* EXERCISE INSTRUCTIONS *
Tally the lines holding the string "code" and reply with that number alone.

* RECORDS SUPPLIED *
━━━
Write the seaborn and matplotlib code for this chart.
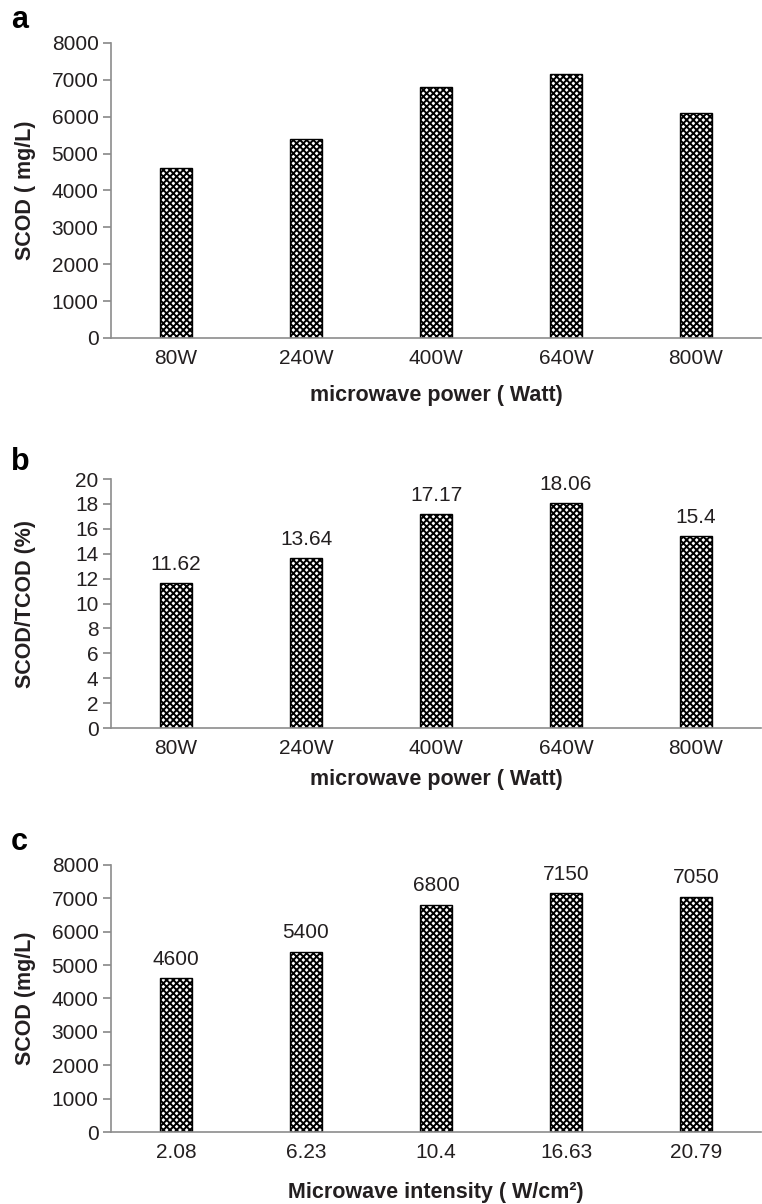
━━━
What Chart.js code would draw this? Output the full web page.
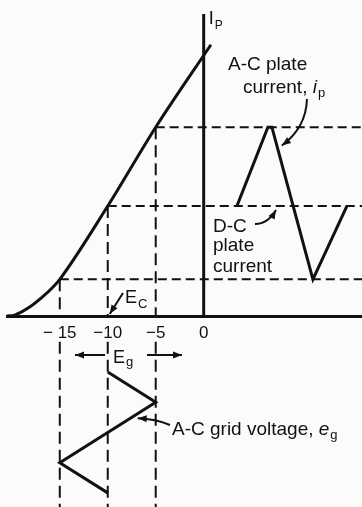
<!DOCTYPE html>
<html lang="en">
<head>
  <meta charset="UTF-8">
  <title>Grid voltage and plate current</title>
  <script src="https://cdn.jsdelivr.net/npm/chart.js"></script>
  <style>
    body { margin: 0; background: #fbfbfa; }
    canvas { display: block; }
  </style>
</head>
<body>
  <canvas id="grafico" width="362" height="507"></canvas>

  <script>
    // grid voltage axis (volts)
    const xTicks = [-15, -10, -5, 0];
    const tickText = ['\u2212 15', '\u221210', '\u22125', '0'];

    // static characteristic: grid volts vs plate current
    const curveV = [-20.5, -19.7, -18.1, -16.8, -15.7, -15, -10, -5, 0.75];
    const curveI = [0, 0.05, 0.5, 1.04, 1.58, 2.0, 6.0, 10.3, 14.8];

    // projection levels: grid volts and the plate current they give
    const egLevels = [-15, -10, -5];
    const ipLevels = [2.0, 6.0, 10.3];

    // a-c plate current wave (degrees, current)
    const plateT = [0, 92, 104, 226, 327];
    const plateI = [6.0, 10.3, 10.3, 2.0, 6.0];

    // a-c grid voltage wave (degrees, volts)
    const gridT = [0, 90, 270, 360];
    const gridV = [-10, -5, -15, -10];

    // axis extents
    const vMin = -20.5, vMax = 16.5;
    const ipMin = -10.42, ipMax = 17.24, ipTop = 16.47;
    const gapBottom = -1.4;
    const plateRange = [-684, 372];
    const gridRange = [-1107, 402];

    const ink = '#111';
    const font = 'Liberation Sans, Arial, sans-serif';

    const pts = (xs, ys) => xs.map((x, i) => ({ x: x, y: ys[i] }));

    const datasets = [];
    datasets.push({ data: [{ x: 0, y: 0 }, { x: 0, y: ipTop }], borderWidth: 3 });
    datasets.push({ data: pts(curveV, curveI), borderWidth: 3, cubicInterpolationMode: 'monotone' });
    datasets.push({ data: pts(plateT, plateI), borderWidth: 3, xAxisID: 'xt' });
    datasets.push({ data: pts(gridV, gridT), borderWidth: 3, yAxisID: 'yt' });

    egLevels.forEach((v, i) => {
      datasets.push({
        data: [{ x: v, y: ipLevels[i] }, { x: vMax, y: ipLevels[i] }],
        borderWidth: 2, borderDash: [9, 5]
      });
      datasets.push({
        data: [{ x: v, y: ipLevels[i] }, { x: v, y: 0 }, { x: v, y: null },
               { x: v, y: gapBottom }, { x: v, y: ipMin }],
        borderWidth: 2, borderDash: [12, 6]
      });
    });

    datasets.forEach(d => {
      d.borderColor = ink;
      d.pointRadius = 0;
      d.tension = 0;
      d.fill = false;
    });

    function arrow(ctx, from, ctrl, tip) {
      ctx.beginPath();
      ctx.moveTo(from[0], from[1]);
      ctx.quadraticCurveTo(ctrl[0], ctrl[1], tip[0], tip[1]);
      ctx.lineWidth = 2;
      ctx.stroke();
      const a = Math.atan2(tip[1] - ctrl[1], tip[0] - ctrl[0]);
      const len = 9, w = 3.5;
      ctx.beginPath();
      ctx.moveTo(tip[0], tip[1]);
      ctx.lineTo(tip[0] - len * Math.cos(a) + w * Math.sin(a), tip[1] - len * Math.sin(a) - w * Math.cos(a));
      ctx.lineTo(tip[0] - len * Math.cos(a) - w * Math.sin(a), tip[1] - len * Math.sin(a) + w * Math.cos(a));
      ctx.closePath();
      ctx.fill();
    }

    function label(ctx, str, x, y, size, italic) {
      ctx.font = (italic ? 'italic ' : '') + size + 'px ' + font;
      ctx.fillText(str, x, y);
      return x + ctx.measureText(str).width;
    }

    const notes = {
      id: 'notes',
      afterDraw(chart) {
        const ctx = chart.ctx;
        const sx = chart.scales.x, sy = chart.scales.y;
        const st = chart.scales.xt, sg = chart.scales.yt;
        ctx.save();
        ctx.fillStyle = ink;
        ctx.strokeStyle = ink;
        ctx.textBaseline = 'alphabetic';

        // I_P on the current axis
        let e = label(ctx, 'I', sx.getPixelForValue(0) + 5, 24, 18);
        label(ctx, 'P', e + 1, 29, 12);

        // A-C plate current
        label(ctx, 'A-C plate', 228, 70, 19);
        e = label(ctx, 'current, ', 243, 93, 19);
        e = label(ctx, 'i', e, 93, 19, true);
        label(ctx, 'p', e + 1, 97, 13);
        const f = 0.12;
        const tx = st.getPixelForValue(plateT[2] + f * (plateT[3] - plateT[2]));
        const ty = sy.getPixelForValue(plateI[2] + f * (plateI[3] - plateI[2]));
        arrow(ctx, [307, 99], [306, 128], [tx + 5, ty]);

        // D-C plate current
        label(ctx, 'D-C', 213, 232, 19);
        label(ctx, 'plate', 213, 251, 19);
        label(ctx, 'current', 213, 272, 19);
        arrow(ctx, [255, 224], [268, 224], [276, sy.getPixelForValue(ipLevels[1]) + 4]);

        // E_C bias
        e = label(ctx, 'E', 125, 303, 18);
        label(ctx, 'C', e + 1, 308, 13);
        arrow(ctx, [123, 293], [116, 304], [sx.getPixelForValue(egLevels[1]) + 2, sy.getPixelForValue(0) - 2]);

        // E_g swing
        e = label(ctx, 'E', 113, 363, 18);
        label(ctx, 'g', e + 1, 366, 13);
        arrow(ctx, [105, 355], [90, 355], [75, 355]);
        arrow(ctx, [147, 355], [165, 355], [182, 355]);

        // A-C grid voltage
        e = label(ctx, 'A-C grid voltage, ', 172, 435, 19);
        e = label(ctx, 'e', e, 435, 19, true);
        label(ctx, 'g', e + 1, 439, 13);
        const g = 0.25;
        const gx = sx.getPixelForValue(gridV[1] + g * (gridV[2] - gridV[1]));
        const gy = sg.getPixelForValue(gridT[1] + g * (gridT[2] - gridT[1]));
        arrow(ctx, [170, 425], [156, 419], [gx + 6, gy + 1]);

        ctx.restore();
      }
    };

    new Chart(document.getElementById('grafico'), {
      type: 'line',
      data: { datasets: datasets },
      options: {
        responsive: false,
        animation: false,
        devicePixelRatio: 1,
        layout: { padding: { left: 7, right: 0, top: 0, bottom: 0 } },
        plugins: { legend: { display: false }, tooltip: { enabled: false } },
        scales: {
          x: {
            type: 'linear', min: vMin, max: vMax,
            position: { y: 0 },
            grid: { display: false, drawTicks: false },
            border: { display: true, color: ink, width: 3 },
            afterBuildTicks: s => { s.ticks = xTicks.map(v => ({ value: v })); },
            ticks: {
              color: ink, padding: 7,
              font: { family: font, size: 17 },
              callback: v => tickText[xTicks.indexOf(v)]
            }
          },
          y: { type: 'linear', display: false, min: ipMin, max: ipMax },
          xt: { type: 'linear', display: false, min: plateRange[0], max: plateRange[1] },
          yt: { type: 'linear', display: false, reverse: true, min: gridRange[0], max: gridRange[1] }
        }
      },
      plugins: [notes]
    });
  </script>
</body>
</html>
━━━
* WRITTEN ANSWER *
2